Played two $340 tournaments at Caesars. Sam got a good result in one of those, finishing just inside the bubble for $1500. I bust out of that tournament in a good old fashioned way, running Jacks into Aces when stacks were not deep enough to get away from it.

A couple of days previously I had made a bad mistake when I bust out of the tournament in a similar fashion, running pocket tens into Aces in a blind v blind situation. In each situation I had raised, the big blind reraised and I shoved. The effective stack sizes were about the same, 20 big blinds, but the situations were very different.

i) Holding JJ v AA, I had no reads on the player. Holding TT v AA, I had a specific profile of the player which strongly suggested she would not raise with less than QQ and probably would just flat call AK.

ii) JJ is a much better hand than TT.

My problem was that I played the TT in an internet kind of way, already having decided to shove to a re-raise without taking the time to properly assess the situation and use the observations I had carefully accumulated. While the JJ hand was an automatic shove, the TT was an easy fold.

This is the kind of stuff I wanted to get sorted before playing the Main Event. Sam reminded me of a useful and obvious tell in live games – a player looking at his chips immediately after he has looked at his cards. Of course this means they like their cards and want to bet. My lack of awareness of this kind of stuff is quite bad. For example, during a recent cash game I raised preflop and was called by the big blind. When the flop came down she looked down at her chips, her hand moved towards her chips, then she checked. I bet and she raised. She could hardly have made her intentions more obvious. Yet, because I had already made a plan to bet the flop I did not take into account what I saw. I was not ready to change my plan. I did not take the extra time to use these on-the-spot observations you have in the live game.

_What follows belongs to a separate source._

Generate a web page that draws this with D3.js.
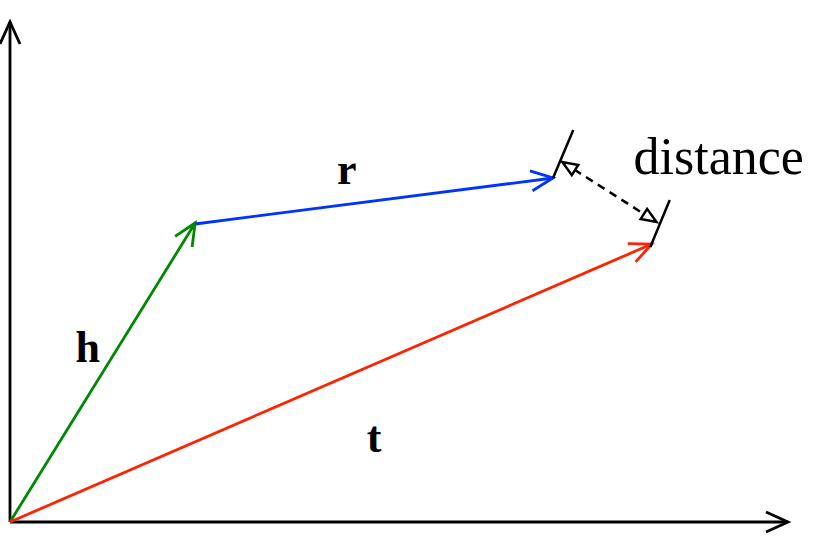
<!DOCTYPE html>
<html><head><meta charset="utf-8">
<script src="https://cdn.jsdelivr.net/npm/d3@7"></script>
<style>body{margin:0;background:#fff}</style></head>
<body><svg id="c" width="830" height="544"></svg>
<script>
// vectors in diagram units (0..100 on both axes)
const vectors = [
  {name: "h", from: [0, 0], to: [23.8, 59.8], color: "#008800"},
  {name: "r", from: [23.8, 59.6], to: [69.8, 68.8], color: "#0033ff"},
  {name: "t", from: [0, 0], to: [82.5, 55.6], color: "#ff2200"},
];
const axes = [[[0, 0], [100, 0]], [[0, 0], [0, 100]]];
const ticks = [[[69.8, 68.8], [72.4, 78.4]], [[82.3, 55.0], [84.8, 64.4]]];
const distance = [[71.0, 72.0], [83.1, 60.0]];
const labels = [
  {text: "h", at: [10, 32], bold: true, size: 44},
  {text: "r", at: [43.3, 67.6], bold: true, size: 44},
  {text: "t", at: [46.8, 14], bold: true, size: 44},
  {text: "distance", at: [91.1, 69.6], bold: false, size: 52},
];

const x = d3.scaleLinear().domain([0, 100]).range([10, 788]);
const y = d3.scaleLinear().domain([0, 100]).range([522, 22]);
const svg = d3.select("#c");

function head(p, q, len, half) {
  const [x1, y1] = [x(p[0]), y(p[1])], [x2, y2] = [x(q[0]), y(q[1])];
  const a = Math.atan2(y2 - y1, x2 - x1);
  const bx = x2 - len * Math.cos(a), by = y2 - len * Math.sin(a);
  const nx = -Math.sin(a) * half, ny = Math.cos(a) * half;
  return [[bx + nx, by + ny], [x2, y2], [bx - nx, by - ny]];
}

function arrow(p, q, color, w) {
  svg.append("line").attr("x1", x(p[0])).attr("y1", y(p[1]))
    .attr("x2", x(q[0])).attr("y2", y(q[1]))
    .attr("stroke", color).attr("stroke-width", w);
  svg.append("polyline").attr("points", head(p, q, 22, 10).join(" "))
    .attr("fill", "none").attr("stroke", color).attr("stroke-width", w);
}

axes.forEach((a) => arrow(a[0], a[1], "#000", 2.8));
vectors.forEach((v) => arrow(v.from, v.to, v.color, 2.8));

ticks.forEach((t) => svg.append("line")
  .attr("x1", x(t[0][0])).attr("y1", y(t[0][1]))
  .attr("x2", x(t[1][0])).attr("y2", y(t[1][1]))
  .attr("stroke", "#000").attr("stroke-width", 2.5));

svg.append("line")
  .attr("x1", x(distance[0][0])).attr("y1", y(distance[0][1]))
  .attr("x2", x(distance[1][0])).attr("y2", y(distance[1][1]))
  .attr("stroke", "#000").attr("stroke-width", 2.5).attr("stroke-dasharray", "8,6");
[[distance[1], distance[0]], [distance[0], distance[1]]].forEach(([p, q]) =>
  svg.append("polygon").attr("points", head(p, q, 15, 6).join(" "))
    .attr("fill", "#fff").attr("stroke", "#000").attr("stroke-width", 2.5));

labels.forEach((l) => svg.append("text")
  .attr("x", x(l.at[0])).attr("y", y(l.at[1]))
  .attr("text-anchor", "middle")
  .attr("font-family", "Liberation Serif, serif")
  .attr("font-size", l.size)
  .attr("font-weight", l.bold ? "bold" : "normal")
  .text(l.text));
</script></body></html>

It was good to see Sam get a result, and his good luck continued later on that day when I bought him a fine steak dinner in the Venetian with a good bottle of Pinot Noir. The perfect prelude to a Vegas show. How generous of me to treat him to a dinner, you might say, but why was it I that picked up the tab? When Sam had just won $1500? Well, it was because I lost the coin-flip. That one flip swung him way in the black, after losing the three previous ones for piss-pot burgers and buffets. Also he suddenly decided to be really good at pool when we started betting $10 per game.